> THE REQUEST
From the first line of the data down to and including the line with "const aEbvEnd = 71;", copy everything exactly, leaving out pictures.

> DATASET CONTENT
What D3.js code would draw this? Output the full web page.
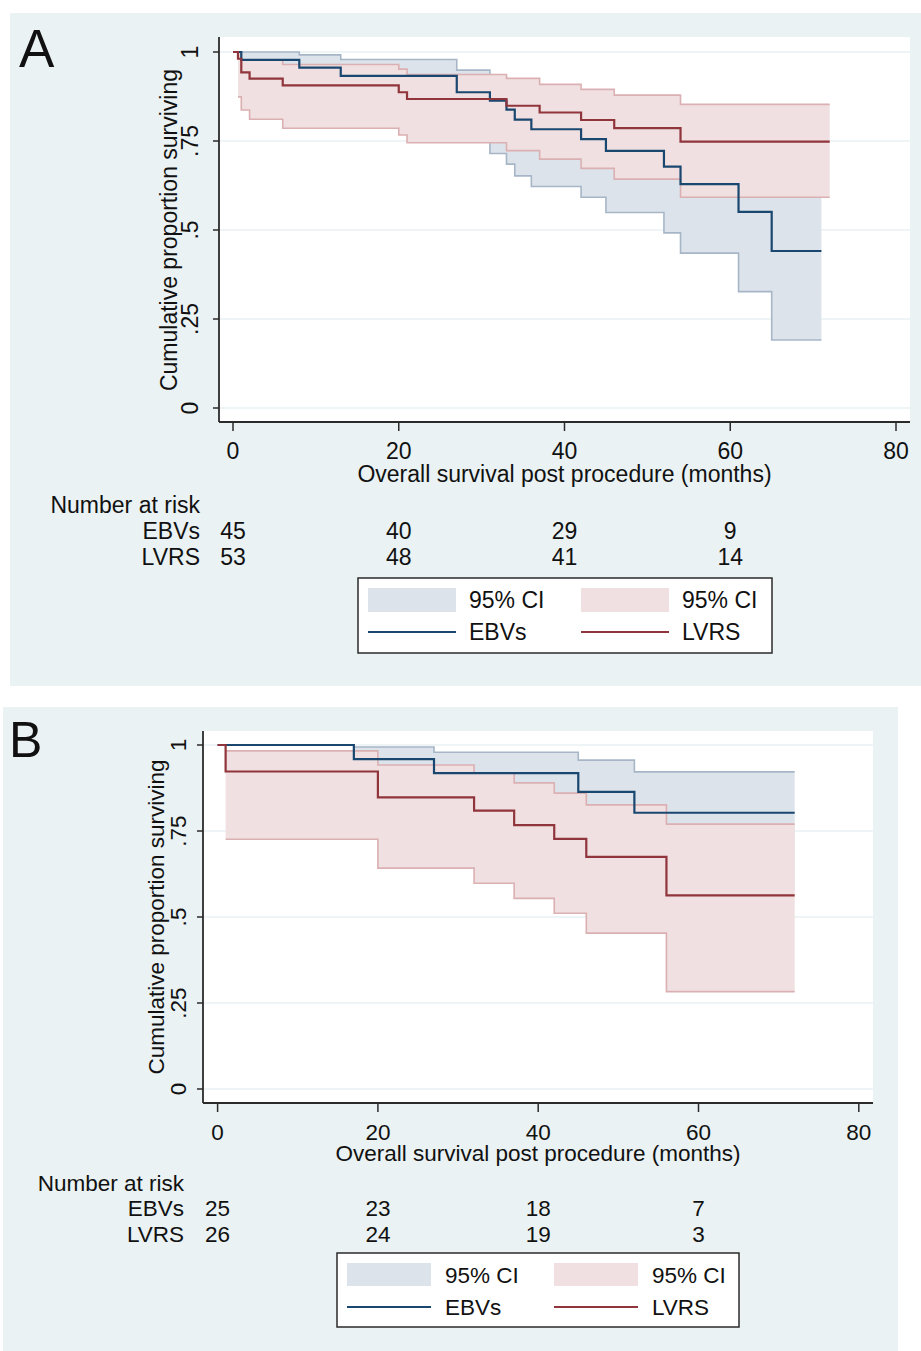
<!DOCTYPE html>
<html>
<head>
<meta charset="utf-8">
<script src="https://cdn.jsdelivr.net/npm/d3@7"></script>
<style>
  body { margin: 0; background: #ffffff; }
  svg text { font-family: "Liberation Sans", Arial, sans-serif; fill: #111; }
</style>
</head>
<body>
<div id="chart"></div>
<script>
// Panel A data
const aEbvTime = [0, 1, 8, 13, 27, 31, 33, 34, 36, 42, 45, 52, 54, 61, 65];
const aEbvSurv = [1, .978, .956, .933, .887, .863, .838, .810, .783, .755, .722, .678, .629, .551, .441];
const aEbvLow  = [1, .85, .84, .81, .76, .715, .685, .652, .622, .592, .549, .492, .435, .327, .191];
const aEbvHigh = [1, 1, .992, .979, .949, .93, .91, .89, .87, .85, .82, .78, .74, .68, .62];
const aEbvEnd = 71;

const aLvrsTime = [0, 0.6, 1, 2, 6, 20, 21, 33, 37, 42, 46, 54];
const aLvrsSurv = [1, .981, .943, .925, .906, .887, .868, .849, .830, .809, .786, .748];
const aLvrsLow  = [1, .874, .837, .811, .786, .767, .745, .723, .699, .673, .643, .592];
const aLvrsHigh = [1, 1, .977, .977, .965, .952, .937, .926, .909, .895, .879, .853];
const aLvrsEnd = 72;

// Panel B data
const bEbvTime = [0, 17, 27, 45, 52];
const bEbvSurv = [1, .959, .918, .864, .803];
const bEbvLow  = [1, .75, .72, .64, .58];
const bEbvHigh = [1, .994, .979, .956, .922];
const bEbvEnd = 72;

const bLvrsTime = [0, 1, 20, 32, 37, 42, 46, 56];
const bLvrsSurv = [1, .923, .848, .809, .767, .727, .675, .563];
const bLvrsLow  = [1, .726, .642, .598, .554, .511, .453, .283];
const bLvrsHigh = [1, .983, .942, .918, .890, .860, .826, .770];
const bLvrsEnd = 72;

// Number at risk
const riskTimes = [0, 20, 40, 60];
const aRiskEbv = [45, 40, 29, 9];
const aRiskLvrs = [53, 48, 41, 14];
const bRiskEbv = [25, 23, 18, 7];
const bRiskLvrs = [26, 24, 19, 3];

const xTicks = [0, 20, 40, 60, 80];
const yTicks = [0, 0.25, 0.5, 0.75, 1];
const yTickLabels = ["0", ".25", ".5", ".75", "1"];
const groupNames = ["EBVs", "LVRS"];
const legendLabels = ["95% CI", "95% CI", "EBVs", "LVRS"];

const colors = {
  bg: "#eaf2f3",
  ebvLine: "#1a476f",
  lvrsLine: "#90353b",
  ebvFill: "#dde3ea",
  ebvEdge: "#a6b6c7",
  lvrsFill: "#f0e0e1",
  lvrsEdge: "#dbb0b2"
};

const svg = d3.select("#chart")
  .append("svg")
  .attr("width", 921)
  .attr("height", 1351);

function series(time, surv, low, high, end) {
  const pts = time.map((t, i) => ({ t: t, s: surv[i], lo: low[i], hi: high[i] }));
  const last = pts[pts.length - 1];
  pts.push({ t: end, s: last.s, lo: last.lo, hi: last.hi });
  return pts;
}

function drawPanel(p) {
  const g = svg.append("g");

  g.append("rect")
    .attr("x", p.bg[0]).attr("y", p.bg[1])
    .attr("width", p.bg[2]).attr("height", p.bg[3])
    .attr("fill", colors.bg);

  g.append("rect")
    .attr("x", p.plot[0]).attr("y", p.plot[1])
    .attr("width", p.plot[2] - p.plot[0]).attr("height", p.plot[3] - p.plot[1])
    .attr("fill", "#ffffff");

  const x = d3.scaleLinear().domain([0, 80]).range(p.xRange);
  const y = d3.scaleLinear().domain([0, 1]).range(p.yRange);

  // gridlines
  g.selectAll(".grid")
    .data(yTicks)
    .enter()
    .append("line")
    .attr("x1", p.plot[0]).attr("x2", p.plot[2])
    .attr("y1", d => y(d)).attr("y2", d => y(d))
    .attr("stroke", colors.bg)
    .attr("stroke-width", 1.5);

  const area = d3.area()
    .x(d => x(d.t))
    .y0(d => y(d.lo))
    .y1(d => y(d.hi))
    .curve(d3.curveStepAfter);

  const lineOf = key => d3.line()
    .x(d => x(d.t))
    .y(d => y(d[key]))
    .curve(d3.curveStepAfter);

  const bands = [
    { data: p.ebv, fill: colors.ebvFill, edge: colors.ebvEdge },
    { data: p.lvrs, fill: colors.lvrsFill, edge: colors.lvrsEdge }
  ];

  bands.forEach(b => {
    const d = b.data.filter((v, i) => i > 0 || b.data.length === 1);
    g.append("path")
      .attr("d", area(d))
      .attr("fill", b.fill);
    ["lo", "hi"].forEach(k => {
      g.append("path")
        .attr("d", lineOf(k)(d))
        .attr("fill", "none")
        .attr("stroke", b.edge)
        .attr("stroke-width", 1.6);
    });
  });

  g.append("path")
    .attr("d", lineOf("s")(p.ebv))
    .attr("fill", "none")
    .attr("stroke", colors.ebvLine)
    .attr("stroke-width", 2.2);

  g.append("path")
    .attr("d", lineOf("s")(p.lvrs))
    .attr("fill", "none")
    .attr("stroke", colors.lvrsLine)
    .attr("stroke-width", 2.2);

  // axes
  g.append("line")
    .attr("x1", p.plot[0]).attr("x2", p.plot[0])
    .attr("y1", p.plot[1]).attr("y2", p.plot[3])
    .attr("stroke", "#2b2b2b").attr("stroke-width", 1.8);
  g.append("line")
    .attr("x1", p.plot[0]).attr("x2", p.plot[2])
    .attr("y1", p.plot[3]).attr("y2", p.plot[3])
    .attr("stroke", "#2b2b2b").attr("stroke-width", 1.8);

  g.selectAll(".xtick")
    .data(xTicks)
    .enter()
    .append("line")
    .attr("x1", d => x(d)).attr("x2", d => x(d))
    .attr("y1", p.plot[3]).attr("y2", p.plot[3] + 9)
    .attr("stroke", "#2b2b2b").attr("stroke-width", 1.5);

  g.selectAll(".xlab")
    .data(xTicks)
    .enter()
    .append("text")
    .attr("x", d => x(d))
    .attr("y", p.xLabelY)
    .attr("text-anchor", "middle")
    .attr("font-size", p.fs)
    .text(d => d);

  g.selectAll(".ytick")
    .data(yTicks)
    .enter()
    .append("line")
    .attr("x1", p.plot[0] - 6).attr("x2", p.plot[0])
    .attr("y1", d => y(d)).attr("y2", d => y(d))
    .attr("stroke", "#2b2b2b").attr("stroke-width", 1.5);

  g.selectAll(".ylab")
    .data(yTicks)
    .enter()
    .append("text")
    .attr("transform", d => `translate(${p.yLabelX},${y(d)}) rotate(-90)`)
    .attr("text-anchor", "middle")
    .attr("font-size", p.fs)
    .text((d, i) => yTickLabels[i]);

  g.append("text")
    .attr("transform", `translate(${p.yTitleX},${y(0.5)}) rotate(-90)`)
    .attr("text-anchor", "middle")
    .attr("font-size", p.fs)
    .text("Cumulative proportion surviving");

  g.append("text")
    .attr("x", (p.plot[0] + p.plot[2]) / 2)
    .attr("y", p.xTitleY)
    .attr("text-anchor", "middle")
    .attr("font-size", p.fs)
    .text("Overall survival post procedure (months)");

  // number at risk table
  g.append("text")
    .attr("x", p.riskRight).attr("y", p.riskY[0])
    .attr("text-anchor", "end")
    .attr("font-size", p.fs)
    .text("Number at risk");

  [p.riskEbv, p.riskLvrs].forEach((row, r) => {
    g.append("text")
      .attr("x", p.riskRight).attr("y", p.riskY[r + 1])
      .attr("text-anchor", "end")
      .attr("font-size", p.fs)
      .text(groupNames[r]);
    g.selectAll(".risk" + r)
      .data(row)
      .enter()
      .append("text")
      .attr("x", (d, i) => x(riskTimes[i]))
      .attr("y", p.riskY[r + 1])
      .attr("text-anchor", "middle")
      .attr("font-size", p.fs)
      .text(d => d);
  });

  // legend
  const L = p.legend;
  g.append("rect")
    .attr("x", L.box[0]).attr("y", L.box[1])
    .attr("width", L.box[2] - L.box[0]).attr("height", L.box[3] - L.box[1])
    .attr("fill", "#ffffff")
    .attr("stroke", "#2b2b2b")
    .attr("stroke-width", 1.5);

  [colors.ebvFill, colors.lvrsFill].forEach((c, i) => {
    g.append("rect")
      .attr("x", L.sw[i]).attr("y", L.swY[0])
      .attr("width", L.swW).attr("height", L.swY[1] - L.swY[0])
      .attr("fill", c);
  });
  [colors.ebvLine, colors.lvrsLine].forEach((c, i) => {
    g.append("line")
      .attr("x1", L.sw[i]).attr("x2", L.sw[i] + L.swW)
      .attr("y1", L.lineY).attr("y2", L.lineY)
      .attr("stroke", c).attr("stroke-width", 2);
  });
  legendLabels.forEach((t, i) => {
    g.append("text")
      .attr("x", L.tx[i % 2])
      .attr("y", i < 2 ? L.textY[0] : L.textY[1])
      .attr("font-size", p.fs)
      .text(t);
  });

  g.append("text")
    .attr("x", p.letter[0]).attr("y", p.letter[1])
    .attr("font-size", p.letter[2])
    .text(p.name);
}

drawPanel({
  name: "A",
  letter: [19, 67, 53],
  bg: [10, 13, 911, 673],
  plot: [219, 37, 910, 422],
  xRange: [233, 896],
  yRange: [408, 52],
  fs: 23,
  xLabelY: 459,
  xTitleY: 482,
  yLabelX: 198,
  yTitleX: 177,
  ebv: series(aEbvTime, aEbvSurv, aEbvLow, aEbvHigh, aEbvEnd),
  lvrs: series(aLvrsTime, aLvrsSurv, aLvrsLow, aLvrsHigh, aLvrsEnd),
  riskRight: 200,
  riskY: [513, 539, 565],
  riskEbv: aRiskEbv,
  riskLvrs: aRiskLvrs,
  legend: {
    box: [358, 578, 772, 653],
    sw: [368, 581], swW: 88, swY: [588, 612],
    lineY: 632,
    tx: [469, 682],
    textY: [608, 640]
  }
});

drawPanel({
  name: "B",
  letter: [9, 757, 50],
  bg: [3, 707, 895, 644],
  plot: [203, 731, 873, 1103],
  xRange: [217.6, 858.8],
  yRange: [1089, 745],
  fs: 22.5,
  xLabelY: 1140,
  xTitleY: 1161,
  yLabelX: 186,
  yTitleX: 164,
  ebv: series(bEbvTime, bEbvSurv, bEbvLow, bEbvHigh, bEbvEnd),
  lvrs: series(bLvrsTime, bLvrsSurv, bLvrsLow, bLvrsHigh, bLvrsEnd),
  riskRight: 184,
  riskY: [1191, 1216, 1242],
  riskEbv: bRiskEbv,
  riskLvrs: bRiskLvrs,
  legend: {
    box: [337, 1253, 739, 1327],
    sw: [347, 554], swW: 84, swY: [1263, 1286],
    lineY: 1307,
    tx: [445, 652],
    textY: [1283, 1315]
  }
});
</script>
</body>
</html>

> EXPECTED OUTPUT
What D3.js code would draw this? Output the full web page.
<!DOCTYPE html>
<html>
<head>
<meta charset="utf-8">
<script src="https://cdn.jsdelivr.net/npm/d3@7"></script>
<style>
  body { margin: 0; background: #ffffff; }
  svg text { font-family: "Liberation Sans", Arial, sans-serif; fill: #111; }
</style>
</head>
<body>
<div id="chart"></div>
<script>
// Panel A data
const aEbvTime = [0, 1, 8, 13, 27, 31, 33, 34, 36, 42, 45, 52, 54, 61, 65];
const aEbvSurv = [1, .978, .956, .933, .887, .863, .838, .810, .783, .755, .722, .678, .629, .551, .441];
const aEbvLow  = [1, .85, .84, .81, .76, .715, .685, .652, .622, .592, .549, .492, .435, .327, .191];
const aEbvHigh = [1, 1, .992, .979, .949, .93, .91, .89, .87, .85, .82, .78, .74, .68, .62];
const aEbvEnd = 71;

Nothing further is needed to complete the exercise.